[INPUT DATA]
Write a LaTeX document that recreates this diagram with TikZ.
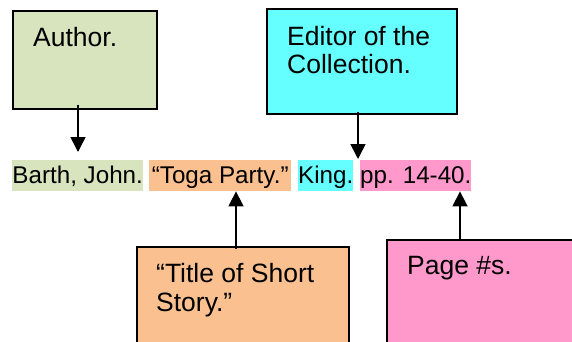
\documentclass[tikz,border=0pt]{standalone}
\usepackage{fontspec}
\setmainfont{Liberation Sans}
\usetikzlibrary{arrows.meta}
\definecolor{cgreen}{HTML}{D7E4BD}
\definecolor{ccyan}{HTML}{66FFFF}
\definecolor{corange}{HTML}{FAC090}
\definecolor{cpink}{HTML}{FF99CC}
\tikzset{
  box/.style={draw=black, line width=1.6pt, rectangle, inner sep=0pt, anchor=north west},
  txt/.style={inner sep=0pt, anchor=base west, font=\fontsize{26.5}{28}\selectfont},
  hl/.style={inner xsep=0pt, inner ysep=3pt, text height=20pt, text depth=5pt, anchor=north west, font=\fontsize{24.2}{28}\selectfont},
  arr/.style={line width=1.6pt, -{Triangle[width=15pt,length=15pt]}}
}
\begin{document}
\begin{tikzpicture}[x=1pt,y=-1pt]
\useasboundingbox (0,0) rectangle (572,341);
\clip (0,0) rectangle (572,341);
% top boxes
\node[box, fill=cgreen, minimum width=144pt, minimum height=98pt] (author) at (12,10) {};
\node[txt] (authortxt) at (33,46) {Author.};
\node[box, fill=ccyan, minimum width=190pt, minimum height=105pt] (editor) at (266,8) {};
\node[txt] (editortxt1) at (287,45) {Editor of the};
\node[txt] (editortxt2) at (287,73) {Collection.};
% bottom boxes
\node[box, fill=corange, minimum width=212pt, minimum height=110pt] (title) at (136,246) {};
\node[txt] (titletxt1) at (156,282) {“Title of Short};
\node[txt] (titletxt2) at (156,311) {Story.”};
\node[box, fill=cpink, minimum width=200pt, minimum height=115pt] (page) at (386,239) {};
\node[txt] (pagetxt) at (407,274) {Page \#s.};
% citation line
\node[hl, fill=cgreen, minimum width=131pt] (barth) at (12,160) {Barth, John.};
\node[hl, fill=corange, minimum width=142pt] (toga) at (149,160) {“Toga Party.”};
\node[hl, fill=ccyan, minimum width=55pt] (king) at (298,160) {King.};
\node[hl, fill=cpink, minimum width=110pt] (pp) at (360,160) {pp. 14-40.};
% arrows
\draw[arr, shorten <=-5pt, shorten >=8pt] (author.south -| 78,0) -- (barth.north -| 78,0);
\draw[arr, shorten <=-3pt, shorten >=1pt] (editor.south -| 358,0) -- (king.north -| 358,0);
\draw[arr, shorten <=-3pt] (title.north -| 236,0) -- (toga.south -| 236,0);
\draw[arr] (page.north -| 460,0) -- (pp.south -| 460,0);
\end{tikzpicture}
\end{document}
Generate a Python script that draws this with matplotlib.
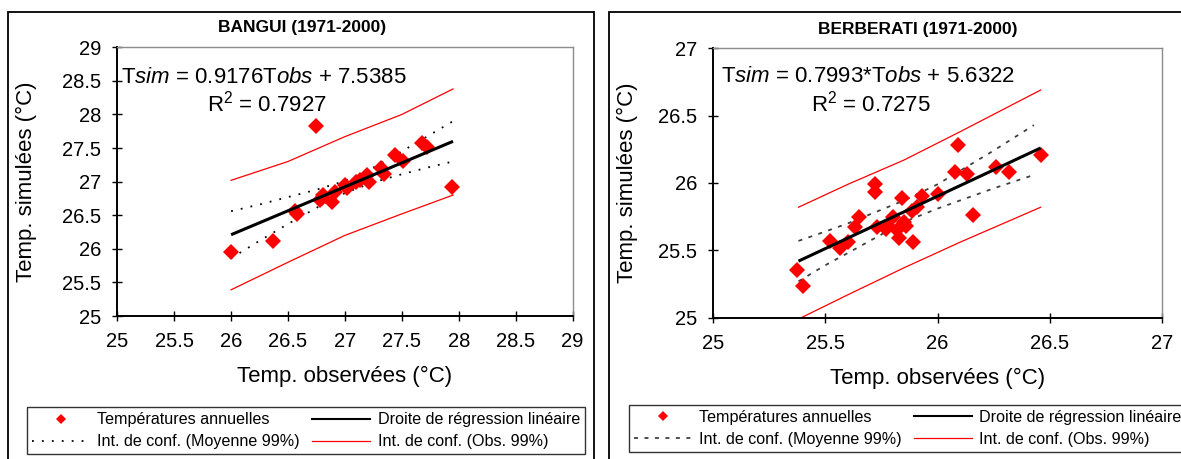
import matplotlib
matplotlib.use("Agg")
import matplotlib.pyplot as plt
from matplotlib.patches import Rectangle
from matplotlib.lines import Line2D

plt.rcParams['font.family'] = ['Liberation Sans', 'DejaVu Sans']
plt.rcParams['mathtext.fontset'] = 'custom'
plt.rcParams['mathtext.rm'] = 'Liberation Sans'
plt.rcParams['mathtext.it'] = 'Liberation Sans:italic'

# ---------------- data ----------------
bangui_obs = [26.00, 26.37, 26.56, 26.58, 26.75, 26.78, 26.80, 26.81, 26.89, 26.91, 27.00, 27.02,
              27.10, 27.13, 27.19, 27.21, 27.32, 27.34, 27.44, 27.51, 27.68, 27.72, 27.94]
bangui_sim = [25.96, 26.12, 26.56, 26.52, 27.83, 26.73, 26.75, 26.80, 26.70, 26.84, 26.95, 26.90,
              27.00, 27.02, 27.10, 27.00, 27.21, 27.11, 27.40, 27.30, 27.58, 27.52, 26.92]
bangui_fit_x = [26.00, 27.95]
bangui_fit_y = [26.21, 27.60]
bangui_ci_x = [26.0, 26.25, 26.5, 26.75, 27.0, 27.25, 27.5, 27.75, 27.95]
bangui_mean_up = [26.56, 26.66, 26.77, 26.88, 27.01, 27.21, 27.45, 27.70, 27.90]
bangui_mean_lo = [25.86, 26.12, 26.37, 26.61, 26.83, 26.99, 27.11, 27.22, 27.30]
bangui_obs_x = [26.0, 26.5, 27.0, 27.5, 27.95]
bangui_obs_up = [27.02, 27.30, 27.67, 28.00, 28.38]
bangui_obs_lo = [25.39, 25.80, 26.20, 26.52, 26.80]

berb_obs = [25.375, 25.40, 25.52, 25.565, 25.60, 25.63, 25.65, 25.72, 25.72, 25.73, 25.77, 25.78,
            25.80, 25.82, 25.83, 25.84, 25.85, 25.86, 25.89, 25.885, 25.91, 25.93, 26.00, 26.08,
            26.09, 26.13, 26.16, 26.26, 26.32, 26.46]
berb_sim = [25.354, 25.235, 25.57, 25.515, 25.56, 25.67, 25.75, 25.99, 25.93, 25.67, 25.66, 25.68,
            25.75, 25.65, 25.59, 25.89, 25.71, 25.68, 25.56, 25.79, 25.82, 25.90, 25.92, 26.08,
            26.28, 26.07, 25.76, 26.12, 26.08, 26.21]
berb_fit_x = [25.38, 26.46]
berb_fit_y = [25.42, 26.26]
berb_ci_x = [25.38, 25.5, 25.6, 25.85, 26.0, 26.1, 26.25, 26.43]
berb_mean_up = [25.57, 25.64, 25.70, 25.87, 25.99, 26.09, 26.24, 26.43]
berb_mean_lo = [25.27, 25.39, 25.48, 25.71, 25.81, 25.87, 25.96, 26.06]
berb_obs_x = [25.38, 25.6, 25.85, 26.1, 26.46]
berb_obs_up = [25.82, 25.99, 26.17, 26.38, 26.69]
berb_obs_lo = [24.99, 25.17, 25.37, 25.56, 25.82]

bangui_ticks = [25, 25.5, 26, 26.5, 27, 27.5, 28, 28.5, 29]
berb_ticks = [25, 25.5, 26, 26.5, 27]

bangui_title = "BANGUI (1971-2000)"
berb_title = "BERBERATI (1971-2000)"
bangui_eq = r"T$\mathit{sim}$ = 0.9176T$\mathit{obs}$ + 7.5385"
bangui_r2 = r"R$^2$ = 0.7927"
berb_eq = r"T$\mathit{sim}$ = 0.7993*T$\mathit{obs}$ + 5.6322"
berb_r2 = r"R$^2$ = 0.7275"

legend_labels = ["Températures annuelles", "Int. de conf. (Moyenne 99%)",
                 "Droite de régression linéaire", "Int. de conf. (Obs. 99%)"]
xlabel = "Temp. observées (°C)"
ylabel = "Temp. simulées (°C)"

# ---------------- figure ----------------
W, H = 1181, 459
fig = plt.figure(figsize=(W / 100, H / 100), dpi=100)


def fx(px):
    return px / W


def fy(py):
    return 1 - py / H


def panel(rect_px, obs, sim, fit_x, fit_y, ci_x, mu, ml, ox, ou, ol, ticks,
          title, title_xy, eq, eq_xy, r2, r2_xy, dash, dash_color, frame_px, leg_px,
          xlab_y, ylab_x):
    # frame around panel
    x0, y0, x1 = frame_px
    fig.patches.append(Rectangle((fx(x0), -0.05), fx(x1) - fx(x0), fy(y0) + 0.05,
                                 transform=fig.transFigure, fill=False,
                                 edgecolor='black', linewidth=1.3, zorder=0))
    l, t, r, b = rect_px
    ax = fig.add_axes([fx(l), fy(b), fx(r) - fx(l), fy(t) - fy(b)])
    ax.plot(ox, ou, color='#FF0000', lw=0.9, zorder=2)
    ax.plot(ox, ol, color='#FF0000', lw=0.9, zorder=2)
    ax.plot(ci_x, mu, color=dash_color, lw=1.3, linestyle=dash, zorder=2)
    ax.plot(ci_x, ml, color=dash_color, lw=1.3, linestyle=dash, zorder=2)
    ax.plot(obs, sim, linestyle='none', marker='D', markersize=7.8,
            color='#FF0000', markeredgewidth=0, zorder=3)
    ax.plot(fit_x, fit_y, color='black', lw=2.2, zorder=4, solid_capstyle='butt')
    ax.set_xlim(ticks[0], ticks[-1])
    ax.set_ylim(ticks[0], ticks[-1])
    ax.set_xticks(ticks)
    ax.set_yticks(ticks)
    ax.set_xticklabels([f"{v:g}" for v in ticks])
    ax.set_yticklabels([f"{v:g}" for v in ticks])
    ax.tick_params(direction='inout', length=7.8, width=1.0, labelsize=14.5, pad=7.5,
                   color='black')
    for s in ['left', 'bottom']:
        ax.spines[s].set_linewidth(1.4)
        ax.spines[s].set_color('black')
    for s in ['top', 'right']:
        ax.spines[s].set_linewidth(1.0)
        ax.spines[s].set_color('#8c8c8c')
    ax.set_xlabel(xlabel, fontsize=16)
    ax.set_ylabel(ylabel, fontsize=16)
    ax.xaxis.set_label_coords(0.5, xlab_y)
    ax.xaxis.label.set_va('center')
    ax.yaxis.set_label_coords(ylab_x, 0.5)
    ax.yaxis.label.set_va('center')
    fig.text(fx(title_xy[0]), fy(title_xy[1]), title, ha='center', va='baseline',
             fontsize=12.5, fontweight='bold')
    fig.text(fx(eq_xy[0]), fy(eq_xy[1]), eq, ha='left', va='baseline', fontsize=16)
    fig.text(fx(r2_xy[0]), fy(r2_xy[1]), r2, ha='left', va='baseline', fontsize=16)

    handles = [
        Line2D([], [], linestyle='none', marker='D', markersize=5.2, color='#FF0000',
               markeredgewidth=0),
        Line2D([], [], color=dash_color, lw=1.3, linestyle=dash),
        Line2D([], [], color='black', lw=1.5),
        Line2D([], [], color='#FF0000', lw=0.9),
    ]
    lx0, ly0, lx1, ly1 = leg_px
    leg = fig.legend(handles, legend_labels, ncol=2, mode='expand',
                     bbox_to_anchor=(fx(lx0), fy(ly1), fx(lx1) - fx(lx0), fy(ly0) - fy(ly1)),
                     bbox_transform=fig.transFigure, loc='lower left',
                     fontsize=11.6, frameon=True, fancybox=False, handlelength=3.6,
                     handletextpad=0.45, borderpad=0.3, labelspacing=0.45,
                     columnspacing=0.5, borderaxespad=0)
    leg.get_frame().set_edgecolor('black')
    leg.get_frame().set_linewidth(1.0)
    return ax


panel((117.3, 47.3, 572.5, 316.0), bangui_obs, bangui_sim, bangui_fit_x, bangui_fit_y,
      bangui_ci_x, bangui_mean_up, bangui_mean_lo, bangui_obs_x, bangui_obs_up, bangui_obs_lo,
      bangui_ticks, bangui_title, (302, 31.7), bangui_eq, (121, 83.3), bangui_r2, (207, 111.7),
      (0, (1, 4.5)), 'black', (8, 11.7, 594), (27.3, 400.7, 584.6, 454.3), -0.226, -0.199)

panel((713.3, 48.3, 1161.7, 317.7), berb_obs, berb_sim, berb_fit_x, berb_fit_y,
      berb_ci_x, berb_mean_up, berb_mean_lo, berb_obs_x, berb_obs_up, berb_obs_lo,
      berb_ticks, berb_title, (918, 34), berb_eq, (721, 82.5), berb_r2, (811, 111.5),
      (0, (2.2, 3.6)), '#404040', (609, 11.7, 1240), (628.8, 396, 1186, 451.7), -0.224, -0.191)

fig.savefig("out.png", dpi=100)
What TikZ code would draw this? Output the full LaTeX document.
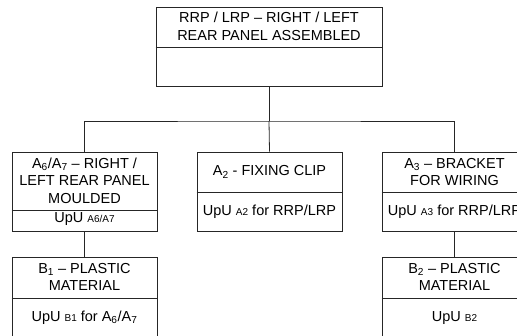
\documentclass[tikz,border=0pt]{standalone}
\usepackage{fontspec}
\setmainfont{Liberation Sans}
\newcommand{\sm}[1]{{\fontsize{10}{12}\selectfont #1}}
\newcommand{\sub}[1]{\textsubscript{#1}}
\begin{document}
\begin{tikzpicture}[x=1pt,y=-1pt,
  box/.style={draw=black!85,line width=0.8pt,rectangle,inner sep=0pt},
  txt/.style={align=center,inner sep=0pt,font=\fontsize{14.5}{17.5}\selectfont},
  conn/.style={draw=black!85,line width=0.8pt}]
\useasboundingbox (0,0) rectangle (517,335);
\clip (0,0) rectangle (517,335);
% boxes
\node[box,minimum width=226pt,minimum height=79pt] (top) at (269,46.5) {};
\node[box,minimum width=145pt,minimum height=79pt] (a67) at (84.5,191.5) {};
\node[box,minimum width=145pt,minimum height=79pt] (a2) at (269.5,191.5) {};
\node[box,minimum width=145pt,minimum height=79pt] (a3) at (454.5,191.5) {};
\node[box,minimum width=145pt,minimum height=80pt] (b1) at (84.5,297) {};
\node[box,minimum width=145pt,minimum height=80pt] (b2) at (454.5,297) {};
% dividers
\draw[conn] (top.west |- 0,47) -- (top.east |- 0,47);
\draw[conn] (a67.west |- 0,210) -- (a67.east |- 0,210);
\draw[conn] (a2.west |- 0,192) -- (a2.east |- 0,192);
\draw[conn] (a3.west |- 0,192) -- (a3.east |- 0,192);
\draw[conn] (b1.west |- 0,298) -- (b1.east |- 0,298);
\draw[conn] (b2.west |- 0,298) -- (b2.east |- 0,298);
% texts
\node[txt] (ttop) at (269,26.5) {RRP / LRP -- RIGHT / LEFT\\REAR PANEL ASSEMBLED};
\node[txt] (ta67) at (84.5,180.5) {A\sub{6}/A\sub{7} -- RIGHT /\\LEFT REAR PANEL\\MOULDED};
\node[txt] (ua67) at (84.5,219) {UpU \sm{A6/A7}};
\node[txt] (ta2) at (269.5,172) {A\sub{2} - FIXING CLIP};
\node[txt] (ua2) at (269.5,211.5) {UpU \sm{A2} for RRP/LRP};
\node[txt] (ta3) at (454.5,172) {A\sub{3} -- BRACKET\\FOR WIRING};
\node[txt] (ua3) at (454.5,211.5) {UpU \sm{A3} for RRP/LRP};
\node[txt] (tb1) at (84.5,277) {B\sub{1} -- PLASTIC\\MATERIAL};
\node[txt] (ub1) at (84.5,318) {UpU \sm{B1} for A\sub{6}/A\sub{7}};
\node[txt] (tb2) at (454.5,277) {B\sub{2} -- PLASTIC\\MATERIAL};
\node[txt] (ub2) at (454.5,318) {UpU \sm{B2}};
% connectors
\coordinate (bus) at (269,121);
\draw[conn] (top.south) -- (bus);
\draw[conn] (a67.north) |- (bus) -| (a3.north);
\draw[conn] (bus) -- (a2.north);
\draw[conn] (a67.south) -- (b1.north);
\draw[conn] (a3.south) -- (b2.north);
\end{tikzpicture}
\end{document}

[TO BE DONE]
Read the entries above, then pull out the lines that include "this".

[ANSWER TO THE EXERCISE]
Write a LaTeX document that recreates this diagram with TikZ.
Generate a Python script that draws this with matplotlib.
What TikZ code would draw this? Output the full LaTeX document.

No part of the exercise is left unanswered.